[Goal]
Write out the opening lines of the data word for word, up to and including the line with "import matplotlib.transforms as mtransforms", and leave every picture and every later line out.

[Data extract]
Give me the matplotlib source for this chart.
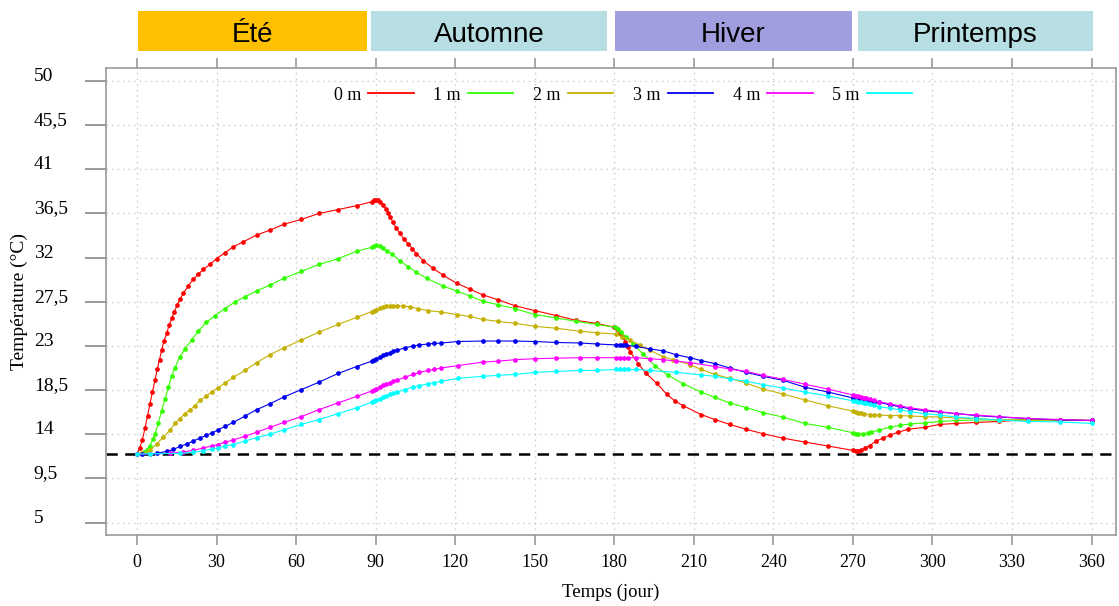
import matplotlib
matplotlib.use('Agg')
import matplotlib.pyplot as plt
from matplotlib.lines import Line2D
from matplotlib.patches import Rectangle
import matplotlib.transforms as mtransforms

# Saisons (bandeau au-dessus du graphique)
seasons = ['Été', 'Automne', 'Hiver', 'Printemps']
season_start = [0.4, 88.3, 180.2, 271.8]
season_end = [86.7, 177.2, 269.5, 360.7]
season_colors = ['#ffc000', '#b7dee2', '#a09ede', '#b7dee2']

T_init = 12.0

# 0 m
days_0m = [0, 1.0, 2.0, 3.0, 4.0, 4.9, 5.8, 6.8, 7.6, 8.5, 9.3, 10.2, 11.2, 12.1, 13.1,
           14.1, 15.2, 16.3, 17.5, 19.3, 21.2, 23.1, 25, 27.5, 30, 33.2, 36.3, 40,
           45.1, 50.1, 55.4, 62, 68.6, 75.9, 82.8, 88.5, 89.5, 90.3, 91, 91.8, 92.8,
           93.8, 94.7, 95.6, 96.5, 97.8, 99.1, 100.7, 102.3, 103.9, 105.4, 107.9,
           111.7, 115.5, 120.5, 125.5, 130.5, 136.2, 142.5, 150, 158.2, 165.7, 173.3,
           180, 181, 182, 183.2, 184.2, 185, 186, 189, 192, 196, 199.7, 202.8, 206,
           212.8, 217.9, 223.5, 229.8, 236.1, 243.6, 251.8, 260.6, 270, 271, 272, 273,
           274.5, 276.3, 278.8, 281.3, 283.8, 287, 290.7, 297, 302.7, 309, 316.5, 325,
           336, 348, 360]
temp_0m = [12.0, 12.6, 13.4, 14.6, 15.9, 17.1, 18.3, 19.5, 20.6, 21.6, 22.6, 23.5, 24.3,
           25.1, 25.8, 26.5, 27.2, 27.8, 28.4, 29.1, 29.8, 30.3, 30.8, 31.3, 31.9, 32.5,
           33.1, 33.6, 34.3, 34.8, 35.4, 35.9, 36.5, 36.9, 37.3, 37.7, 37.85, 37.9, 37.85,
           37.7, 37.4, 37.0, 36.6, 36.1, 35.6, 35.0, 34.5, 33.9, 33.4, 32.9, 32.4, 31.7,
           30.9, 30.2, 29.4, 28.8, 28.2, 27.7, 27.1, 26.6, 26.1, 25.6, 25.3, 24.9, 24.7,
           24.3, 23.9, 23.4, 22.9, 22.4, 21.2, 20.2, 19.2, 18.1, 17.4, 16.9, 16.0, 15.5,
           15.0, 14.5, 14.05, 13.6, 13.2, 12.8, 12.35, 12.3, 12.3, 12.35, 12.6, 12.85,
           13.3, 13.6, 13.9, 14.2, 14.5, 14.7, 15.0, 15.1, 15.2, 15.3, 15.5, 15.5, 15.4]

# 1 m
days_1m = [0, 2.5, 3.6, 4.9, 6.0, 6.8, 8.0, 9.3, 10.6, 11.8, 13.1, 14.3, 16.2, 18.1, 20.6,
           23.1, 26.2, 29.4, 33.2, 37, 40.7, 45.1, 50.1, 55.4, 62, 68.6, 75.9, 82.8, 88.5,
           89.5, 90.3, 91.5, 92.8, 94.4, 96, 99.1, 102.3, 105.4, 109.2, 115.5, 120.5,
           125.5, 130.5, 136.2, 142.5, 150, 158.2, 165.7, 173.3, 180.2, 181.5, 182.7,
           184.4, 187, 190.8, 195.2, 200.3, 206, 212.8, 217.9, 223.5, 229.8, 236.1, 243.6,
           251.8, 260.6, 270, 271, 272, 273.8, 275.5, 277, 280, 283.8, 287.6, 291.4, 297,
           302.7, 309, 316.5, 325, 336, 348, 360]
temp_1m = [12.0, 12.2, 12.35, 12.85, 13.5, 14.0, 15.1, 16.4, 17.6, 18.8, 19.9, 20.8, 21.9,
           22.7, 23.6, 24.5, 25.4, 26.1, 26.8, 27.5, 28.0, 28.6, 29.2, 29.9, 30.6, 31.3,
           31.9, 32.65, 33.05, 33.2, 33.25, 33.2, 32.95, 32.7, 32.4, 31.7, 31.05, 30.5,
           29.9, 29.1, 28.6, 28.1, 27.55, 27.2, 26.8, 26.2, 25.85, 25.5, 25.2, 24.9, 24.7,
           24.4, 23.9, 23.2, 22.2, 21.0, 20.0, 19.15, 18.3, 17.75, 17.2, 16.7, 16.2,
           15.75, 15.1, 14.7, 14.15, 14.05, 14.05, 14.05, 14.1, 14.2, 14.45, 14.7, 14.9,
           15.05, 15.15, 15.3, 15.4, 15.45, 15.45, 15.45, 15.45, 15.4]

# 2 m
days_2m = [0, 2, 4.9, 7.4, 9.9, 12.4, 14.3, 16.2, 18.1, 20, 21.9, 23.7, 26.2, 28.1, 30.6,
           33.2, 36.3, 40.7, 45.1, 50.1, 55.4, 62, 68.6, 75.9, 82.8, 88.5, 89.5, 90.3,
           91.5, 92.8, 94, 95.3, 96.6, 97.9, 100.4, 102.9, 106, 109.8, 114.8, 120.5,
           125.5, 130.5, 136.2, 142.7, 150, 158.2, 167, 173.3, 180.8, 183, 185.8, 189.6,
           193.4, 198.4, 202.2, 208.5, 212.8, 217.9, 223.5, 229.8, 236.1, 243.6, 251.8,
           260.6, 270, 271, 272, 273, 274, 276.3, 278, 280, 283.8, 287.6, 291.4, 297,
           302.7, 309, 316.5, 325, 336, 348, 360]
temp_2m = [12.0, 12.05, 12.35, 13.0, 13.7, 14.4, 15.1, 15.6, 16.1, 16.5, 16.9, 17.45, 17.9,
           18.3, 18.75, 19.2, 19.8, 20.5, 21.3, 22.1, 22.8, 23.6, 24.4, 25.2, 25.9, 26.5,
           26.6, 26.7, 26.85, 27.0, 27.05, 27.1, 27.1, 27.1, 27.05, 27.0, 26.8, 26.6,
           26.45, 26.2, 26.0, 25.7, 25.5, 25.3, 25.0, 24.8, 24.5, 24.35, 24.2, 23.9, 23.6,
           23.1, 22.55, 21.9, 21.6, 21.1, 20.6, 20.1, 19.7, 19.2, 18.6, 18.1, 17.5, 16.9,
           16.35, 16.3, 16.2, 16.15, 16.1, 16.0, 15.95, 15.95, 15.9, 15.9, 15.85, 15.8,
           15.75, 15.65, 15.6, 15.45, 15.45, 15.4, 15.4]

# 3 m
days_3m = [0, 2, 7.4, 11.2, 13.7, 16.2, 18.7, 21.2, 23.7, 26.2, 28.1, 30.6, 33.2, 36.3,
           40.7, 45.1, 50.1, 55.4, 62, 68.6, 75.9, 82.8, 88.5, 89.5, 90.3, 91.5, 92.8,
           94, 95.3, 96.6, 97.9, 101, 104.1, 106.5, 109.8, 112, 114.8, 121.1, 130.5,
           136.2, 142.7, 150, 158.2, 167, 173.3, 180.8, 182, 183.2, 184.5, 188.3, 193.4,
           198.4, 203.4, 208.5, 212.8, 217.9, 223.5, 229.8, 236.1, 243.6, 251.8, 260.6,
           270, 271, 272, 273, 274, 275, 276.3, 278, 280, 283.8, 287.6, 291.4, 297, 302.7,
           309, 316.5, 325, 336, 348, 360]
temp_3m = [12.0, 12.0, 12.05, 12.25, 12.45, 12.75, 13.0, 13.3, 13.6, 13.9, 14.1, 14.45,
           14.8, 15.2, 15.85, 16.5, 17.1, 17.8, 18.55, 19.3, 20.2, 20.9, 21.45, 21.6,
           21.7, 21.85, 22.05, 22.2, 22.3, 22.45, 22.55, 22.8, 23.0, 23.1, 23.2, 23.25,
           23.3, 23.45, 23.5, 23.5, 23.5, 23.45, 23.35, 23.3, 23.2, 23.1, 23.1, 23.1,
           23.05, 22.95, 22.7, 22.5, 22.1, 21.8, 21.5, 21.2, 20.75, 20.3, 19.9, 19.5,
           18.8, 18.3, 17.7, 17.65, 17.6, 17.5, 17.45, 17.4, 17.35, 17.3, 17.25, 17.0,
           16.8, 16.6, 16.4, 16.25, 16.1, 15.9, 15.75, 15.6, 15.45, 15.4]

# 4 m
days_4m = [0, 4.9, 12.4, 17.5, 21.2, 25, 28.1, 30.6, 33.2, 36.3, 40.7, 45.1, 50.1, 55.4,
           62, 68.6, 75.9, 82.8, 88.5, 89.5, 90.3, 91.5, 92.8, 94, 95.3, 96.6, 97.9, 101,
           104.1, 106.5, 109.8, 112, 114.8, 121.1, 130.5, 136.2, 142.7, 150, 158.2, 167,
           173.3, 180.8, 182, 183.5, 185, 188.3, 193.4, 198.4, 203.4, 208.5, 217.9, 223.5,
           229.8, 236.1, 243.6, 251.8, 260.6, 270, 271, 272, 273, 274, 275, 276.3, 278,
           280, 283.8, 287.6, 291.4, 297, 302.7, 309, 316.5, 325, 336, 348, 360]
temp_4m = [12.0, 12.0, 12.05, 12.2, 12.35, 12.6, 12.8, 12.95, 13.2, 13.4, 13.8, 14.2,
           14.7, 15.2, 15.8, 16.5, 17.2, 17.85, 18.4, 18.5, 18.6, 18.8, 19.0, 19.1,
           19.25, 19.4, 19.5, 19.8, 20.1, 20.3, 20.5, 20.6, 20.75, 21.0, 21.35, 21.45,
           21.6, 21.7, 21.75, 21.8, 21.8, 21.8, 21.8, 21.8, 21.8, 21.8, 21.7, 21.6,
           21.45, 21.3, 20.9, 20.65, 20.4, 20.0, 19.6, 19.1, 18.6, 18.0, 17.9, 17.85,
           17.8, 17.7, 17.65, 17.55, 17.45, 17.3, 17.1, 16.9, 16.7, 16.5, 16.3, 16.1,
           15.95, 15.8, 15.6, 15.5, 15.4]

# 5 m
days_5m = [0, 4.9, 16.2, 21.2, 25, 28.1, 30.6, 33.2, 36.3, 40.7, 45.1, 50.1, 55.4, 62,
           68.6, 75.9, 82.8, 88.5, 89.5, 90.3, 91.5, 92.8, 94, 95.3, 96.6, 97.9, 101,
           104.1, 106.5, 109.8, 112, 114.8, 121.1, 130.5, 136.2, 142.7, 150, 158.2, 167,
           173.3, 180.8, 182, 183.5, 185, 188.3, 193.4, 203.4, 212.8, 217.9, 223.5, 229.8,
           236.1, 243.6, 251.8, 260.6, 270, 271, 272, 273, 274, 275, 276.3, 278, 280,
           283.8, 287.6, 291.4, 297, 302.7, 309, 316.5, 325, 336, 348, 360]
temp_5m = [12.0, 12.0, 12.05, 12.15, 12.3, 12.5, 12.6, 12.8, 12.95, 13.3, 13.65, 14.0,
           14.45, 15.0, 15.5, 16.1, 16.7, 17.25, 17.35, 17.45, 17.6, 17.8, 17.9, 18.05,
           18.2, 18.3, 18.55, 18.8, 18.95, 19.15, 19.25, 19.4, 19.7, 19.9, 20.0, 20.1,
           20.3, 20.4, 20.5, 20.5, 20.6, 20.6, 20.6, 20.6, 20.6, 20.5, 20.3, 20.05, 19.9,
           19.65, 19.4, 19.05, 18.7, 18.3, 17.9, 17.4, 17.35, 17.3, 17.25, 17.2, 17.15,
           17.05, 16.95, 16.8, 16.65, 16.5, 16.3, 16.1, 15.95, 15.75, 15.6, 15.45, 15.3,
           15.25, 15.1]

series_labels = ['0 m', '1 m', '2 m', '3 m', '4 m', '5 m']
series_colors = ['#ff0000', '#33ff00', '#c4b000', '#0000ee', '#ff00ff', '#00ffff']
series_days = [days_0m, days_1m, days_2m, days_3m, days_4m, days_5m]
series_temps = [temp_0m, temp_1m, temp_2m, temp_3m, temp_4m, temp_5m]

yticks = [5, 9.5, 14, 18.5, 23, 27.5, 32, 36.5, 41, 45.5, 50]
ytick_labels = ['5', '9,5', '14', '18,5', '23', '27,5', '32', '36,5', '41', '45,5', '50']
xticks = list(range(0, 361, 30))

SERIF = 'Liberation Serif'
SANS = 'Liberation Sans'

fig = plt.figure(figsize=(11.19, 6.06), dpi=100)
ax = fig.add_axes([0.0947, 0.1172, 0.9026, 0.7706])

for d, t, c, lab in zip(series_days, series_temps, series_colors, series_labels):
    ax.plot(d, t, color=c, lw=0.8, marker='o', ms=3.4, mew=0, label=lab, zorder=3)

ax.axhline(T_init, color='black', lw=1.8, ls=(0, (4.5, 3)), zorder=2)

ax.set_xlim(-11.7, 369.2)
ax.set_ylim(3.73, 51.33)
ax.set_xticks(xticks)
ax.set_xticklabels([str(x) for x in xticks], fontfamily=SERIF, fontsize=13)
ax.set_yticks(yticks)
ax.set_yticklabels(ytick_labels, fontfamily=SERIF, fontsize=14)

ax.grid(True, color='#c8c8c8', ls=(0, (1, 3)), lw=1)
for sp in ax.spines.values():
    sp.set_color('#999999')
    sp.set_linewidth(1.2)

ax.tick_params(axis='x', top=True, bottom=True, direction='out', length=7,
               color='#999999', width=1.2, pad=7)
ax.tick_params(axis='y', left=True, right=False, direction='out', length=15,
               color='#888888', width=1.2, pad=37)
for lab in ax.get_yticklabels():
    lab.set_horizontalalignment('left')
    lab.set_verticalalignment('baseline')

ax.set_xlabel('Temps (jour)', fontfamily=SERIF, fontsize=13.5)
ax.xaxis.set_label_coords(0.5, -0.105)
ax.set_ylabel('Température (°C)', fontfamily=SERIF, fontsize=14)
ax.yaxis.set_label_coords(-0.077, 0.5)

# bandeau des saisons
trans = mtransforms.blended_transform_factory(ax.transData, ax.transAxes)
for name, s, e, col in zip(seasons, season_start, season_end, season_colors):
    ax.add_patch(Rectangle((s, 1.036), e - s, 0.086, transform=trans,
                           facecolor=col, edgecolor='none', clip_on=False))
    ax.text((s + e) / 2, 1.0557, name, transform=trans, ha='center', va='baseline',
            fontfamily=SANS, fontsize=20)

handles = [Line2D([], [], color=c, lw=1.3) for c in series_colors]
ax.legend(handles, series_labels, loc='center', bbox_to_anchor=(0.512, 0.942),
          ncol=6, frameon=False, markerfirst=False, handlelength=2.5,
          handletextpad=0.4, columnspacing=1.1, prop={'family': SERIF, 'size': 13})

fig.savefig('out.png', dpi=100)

[Problem solution]
Give me the matplotlib source for this chart.
import matplotlib
matplotlib.use('Agg')
import matplotlib.pyplot as plt
from matplotlib.lines import Line2D
from matplotlib.patches import Rectangle
import matplotlib.transforms as mtransforms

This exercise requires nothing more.